Tous les dimanches à l’église

Chaque dimanche et dès qu’il le peut, il se rend à l’église, où  le pasteur, qui l’a pris sous son aile, n’hésite pas à lui donner de l’argent lorsqu’ils se rencontrent.

Lucas est papa d’une petite fille de six ans qu’il ne voit jamais, les relations avec la mère sont compliquées et à ce jour, il n’ a pas les moyens de subvenir à ses besoins. Une situation qu’il espère changer : « En ce moment je vis au jour le jour, je survis, je n’ai pas de téléphone, pas de compte en banque, plus de carte d’identité mais je sais que nous avons tous un destin, je continue de travailler dur et j’espère vraiment qu’un jour, j’aurai mon appartement à moi ».

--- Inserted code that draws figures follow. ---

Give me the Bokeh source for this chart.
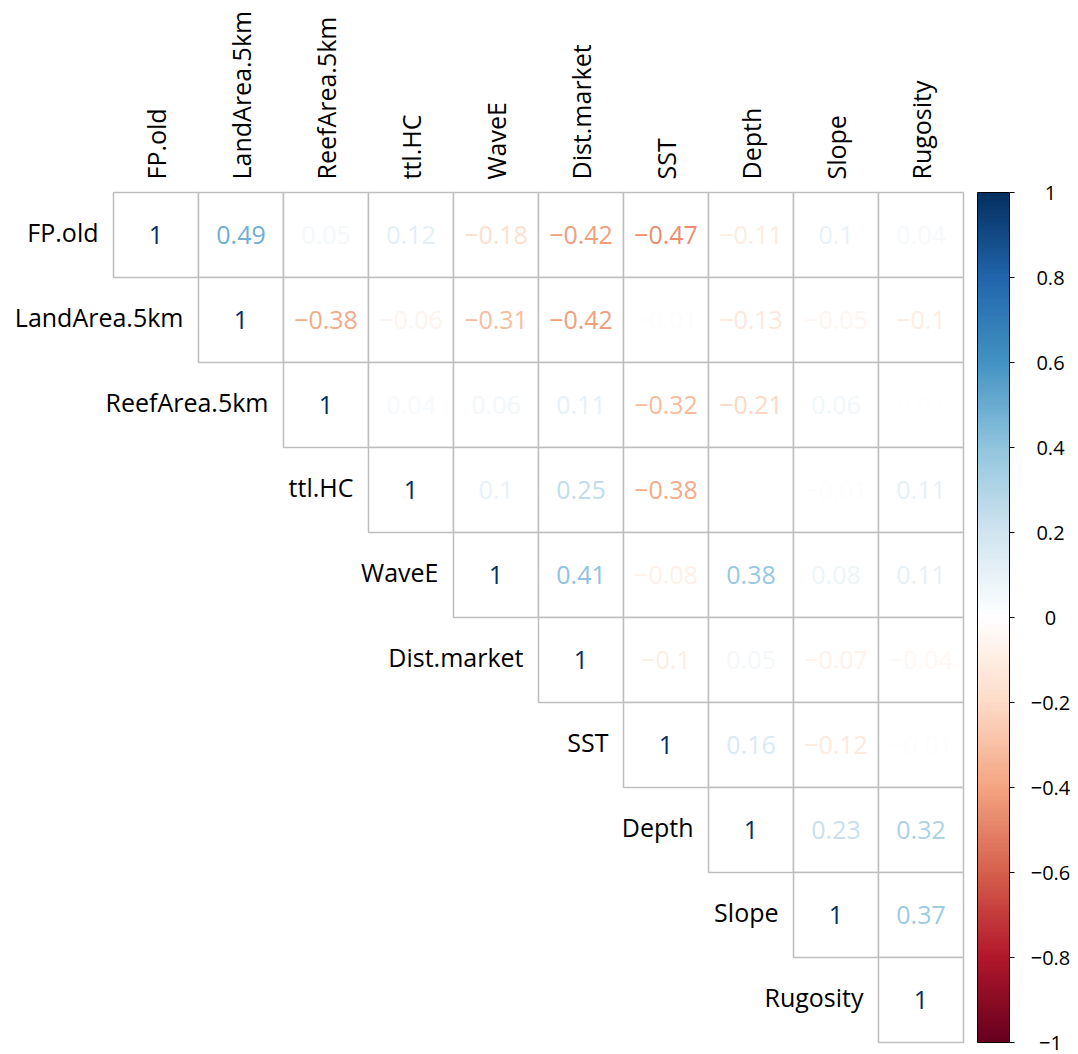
import numpy as np
from bokeh.plotting import figure
from bokeh.models import (ColumnDataSource, Range1d, LinearColorMapper, ColorBar,
                          FixedTicker)
from bokeh.core.properties import value
from bokeh.embed import file_html
from bokeh.resources import INLINE

# ---------------- data ----------------
variables = ["FP.old", "LandArea.5km", "ReefArea.5km", "ttl.HC", "WaveE",
             "Dist.market", "SST", "Depth", "Slope", "Rugosity"]

# upper-triangle correlations, row by row (diagonal first)
row_FP_old      = [1, 0.49, 0.05, 0.12, -0.18, -0.42, -0.47, -0.11, 0.10, 0.04]
row_LandArea    = [1, -0.38, -0.06, -0.31, -0.42, -0.01, -0.13, -0.05, -0.10]
row_ReefArea    = [1, 0.04, 0.06, 0.11, -0.32, -0.21, 0.06, 0.01]
row_ttl_HC      = [1, 0.10, 0.25, -0.38, 0, -0.01, 0.11]
row_WaveE       = [1, 0.41, -0.08, 0.38, 0.08, 0.11]
row_Dist_market = [1, -0.10, 0.05, -0.07, -0.04]
row_SST         = [1, 0.16, -0.12, -0.01]
row_Depth       = [1, 0.23, 0.32]
row_Slope       = [1, 0.37]
row_Rugosity    = [1]
rows = [row_FP_old, row_LandArea, row_ReefArea, row_ttl_HC, row_WaveE,
        row_Dist_market, row_SST, row_Depth, row_Slope, row_Rugosity]

cb_ticks = [-1, -0.8, -0.6, -0.4, -0.2, 0, 0.2, 0.4, 0.6, 0.8, 1]

# ---------------- colours ----------------
rdbu = ["#67001F", "#B2182B", "#D6604D", "#F4A582", "#FDDBC7", "#FFFFFF",
        "#D1E5F0", "#92C5DE", "#4393C3", "#2166AC", "#053061"]
rgb = np.array([[int(c[i:i + 2], 16) for i in (1, 3, 5)] for c in rdbu], float)
stops = np.linspace(-1, 1, len(rdbu))


def col_of(v):
    r, g, b = (np.interp(v, stops, rgb[:, k]) for k in range(3))
    return "#%02x%02x%02x" % (int(round(r)), int(round(g)), int(round(b)))


palette = [col_of(v) for v in np.linspace(-1, 1, 200)]


def fmt(v):
    s = f"{v:g}"
    return s.replace("-", "\u2212")


n = len(variables)
cx, cy, lab, cols = [], [], [], []
for i, r in enumerate(rows):
    for k, v in enumerate(r):
        j = i + k
        cx.append(j + 0.5)
        cy.append(n - i - 0.5)
        lab.append(fmt(v))
        cols.append(col_of(v))
cells = ColumnDataSource(dict(x=cx, y=cy, t=lab, c=cols))

# ---------------- layout (pixels) ----------------
W, H = 1078, 1054
CELL = 85.0
LEFT = 113.0   # canvas x of grid's left edge
TOP = 192.0    # canvas y of grid's top edge

p = figure(width=W, height=H, output_backend="svg", toolbar_location=None,
           x_range=Range1d(-LEFT / CELL, (W - LEFT) / CELL),
           y_range=Range1d(n - (H - TOP) / CELL, n + TOP / CELL),
           min_border=0)
p.axis.visible = False
p.grid.visible = False
p.outline_line_color = None
p.background_fill_color = "white"

p.rect(x="x", y="y", width=1, height=1, source=cells, fill_color="white",
       line_color="#BEBEBE", line_width=1.5)
p.text(x="x", y="y", text="t", source=cells, text_color="c",
       text_font=value("Open Sans"), text_font_size="25px",
       text_align="center", text_baseline="middle")

# row labels (left of diagonal)
rl = ColumnDataSource(dict(x=[i - 15 / CELL for i in range(n)],
                           y=[n - i - 0.5 + 3 / CELL for i in range(n)],
                           t=variables))
p.text(x="x", y="y", text="t", source=rl, text_color="black",
       text_font=value("Open Sans"), text_font_size="25px",
       text_align="right", text_baseline="middle")

# column labels (top, rotated)
cl = ColumnDataSource(dict(x=[j + 0.5 for j in range(n)],
                           y=[n + 13 / CELL] * n, t=variables))
p.text(x="x", y="y", text="t", source=cl, text_color="black", angle=np.pi / 2,
       text_font=value("Open Sans"), text_font_size="25px",
       text_align="left", text_baseline="middle")

# colour bar
mapper = LinearColorMapper(palette=palette, low=-1, high=1)
BAR_X = 977.0
BAR_W = 32
BAR_BOTTOM = 12.0
BAR_H = 850
cb = ColorBar(color_mapper=mapper, location=(BAR_X, BAR_BOTTOM),
              width=BAR_W, height=BAR_H, padding=0, margin=0,
              ticker=FixedTicker(ticks=cb_ticks),
              major_tick_in=0, major_tick_out=5, major_tick_line_color="black",
              minor_tick_line_color=None,
              bar_line_color="black", bar_line_width=1,
              major_label_text_alpha=0,
              border_line_color=None, background_fill_alpha=0)
p.add_layout(cb, "center")

# colour bar labels, through a range matching the bar
per = 2.0 / BAR_H
p.extra_y_ranges = {"cb": Range1d(-1 - BAR_BOTTOM * per,
                                  -1 - BAR_BOTTOM * per + H * per)}
cbl = ColumnDataSource(dict(x=[(1050 - LEFT) / CELL] * len(cb_ticks),
                            y=cb_ticks, t=[fmt(t) for t in cb_ticks]))
p.text(x="x", y="y", text="t", source=cbl, y_range_name="cb",
       text_color="black", text_font=value("Open Sans"),
       text_font_size="20px", text_align="center", text_baseline="middle")

open("out.html", "w").write(file_html(p, INLINE))
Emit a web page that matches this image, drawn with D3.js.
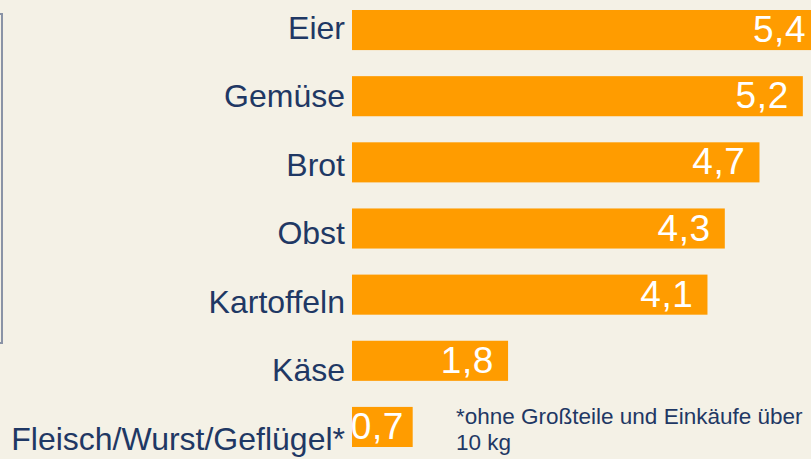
<!DOCTYPE html>
<html>
<head>
<meta charset="utf-8">
<script src="https://cdn.jsdelivr.net/npm/d3@7"></script>
<style>
    html, body { margin: 0; padding: 0; background: #f4f1e6; }
    svg { display: block; font-family: Arial, "Liberation Sans", Helvetica, sans-serif; }
</style>
</head>
<body>
<div id="viz"></div>
<script>
let categories = ['Eier', 'Gemüse', 'Brot', 'Obst', 'Kartoffeln', 'Käse', 'Fleisch/Wurst/Geflügel*'];
let values = [5.4, 5.2, 4.7, 4.3, 4.1, 1.8, 0.7];
let valueLabels = ['5,4', '5,2', '4,7', '4,3', '4,1', '1,8', '0,7'];
let footnote = ['*ohne Großteile und Einkäufe über', '10 kg'];

let width = 811, height = 459;
let orange = '#ff9c00', navy = '#1f3864';

let svg = d3.select('#viz')
    .append('svg')
    .attr('width', width)
    .attr('height', height);

svg.append('rect')
    .attr('width', width)
    .attr('height', height)
    .attr('fill', '#f4f1e6');

// frame edge on the left
svg.append('rect')
    .attr('x', -100)
    .attr('y', 14)
    .attr('width', 102)
    .attr('height', 329)
    .attr('fill', 'none')
    .attr('stroke', '#8a93a6')
    .attr('stroke-width', 2);

let xScale = d3.scaleLinear()
    .domain([0, 1])
    .range([352, 352 + 86.7]);

let yScale = d3.scaleBand()
    .domain(categories)
    .range([10, 447])
    .paddingInner(0.394)
    .paddingOuter(0);

// labels sit on a slightly wider spacing than the bars
let labelScale = d3.scalePoint()
    .domain(categories)
    .range([38.5, 450]);

svg.selectAll('rect.bar')
    .data(values)
    .enter()
    .append('rect')
    .attr('class', 'bar')
    .attr('x', xScale(0))
    .attr('y', (d, i) => yScale(categories[i]))
    .attr('width', (d) => xScale(d) - xScale(0))
    .attr('height', yScale.bandwidth())
    .attr('fill', orange);

svg.selectAll('text.cat')
    .data(categories)
    .enter()
    .append('text')
    .attr('class', 'cat')
    .attr('x', 345)
    .attr('y', (d) => labelScale(d))
    .attr('text-anchor', 'end')
    .attr('fill', navy)
    .style('font-size', '32px')
    .text((d) => d);

svg.selectAll('text.val')
    .data(values)
    .enter()
    .append('text')
    .attr('class', 'val')
    .attr('x', (d) => Math.max(xScale(d) - 14, xScale(0) + 52))
    .attr('y', (d, i) => yScale(categories[i]) + yScale.bandwidth() / 2 + 12)
    .attr('text-anchor', 'end')
    .attr('fill', '#ffffff')
    .style('font-size', '37px')
    .style('letter-spacing', '0.6px')
    .text((d, i) => valueLabels[i]);

svg.selectAll('text.note')
    .data(footnote)
    .enter()
    .append('text')
    .attr('class', 'note')
    .attr('x', 456)
    .attr('y', (d, i) => 424 + i * 26)
    .attr('fill', navy)
    .style('font-size', '22.5px')
    .text((d) => d);
</script>
</body>
</html>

Si le temps des loisirs et de l’amusement n’est pas sa préoccupation première, Lucas sait tout de même prendre un peu de bon temps avec ses compagnons d’infortune. Parfois ils consomment de la bière et se cotisent ensemble pour acheter quelques bouteilles, mais Lucas ne se rend jamais dans les bars. « Trop dangereux et risqué, il y a toujours des bagarres et souvent des coups de feu partent »…

Né à Pretoria, la capitale, Lucas, qui fume de la marijuana pour deux euros par jour, reçoit régulièrement des vêtements offerts par des conducteurs qui le connaissent depuis des années et avec qui il entretient des relations amicales et chaleureuses. « En général les gens nous méprisent, on nous prend pour des tsotsi ( voyou, racaille en langue zulu) mais on essaye de s’en sortir, on gagne notre vie honnêtement, on reste discret et on ne fait du mal à personne ».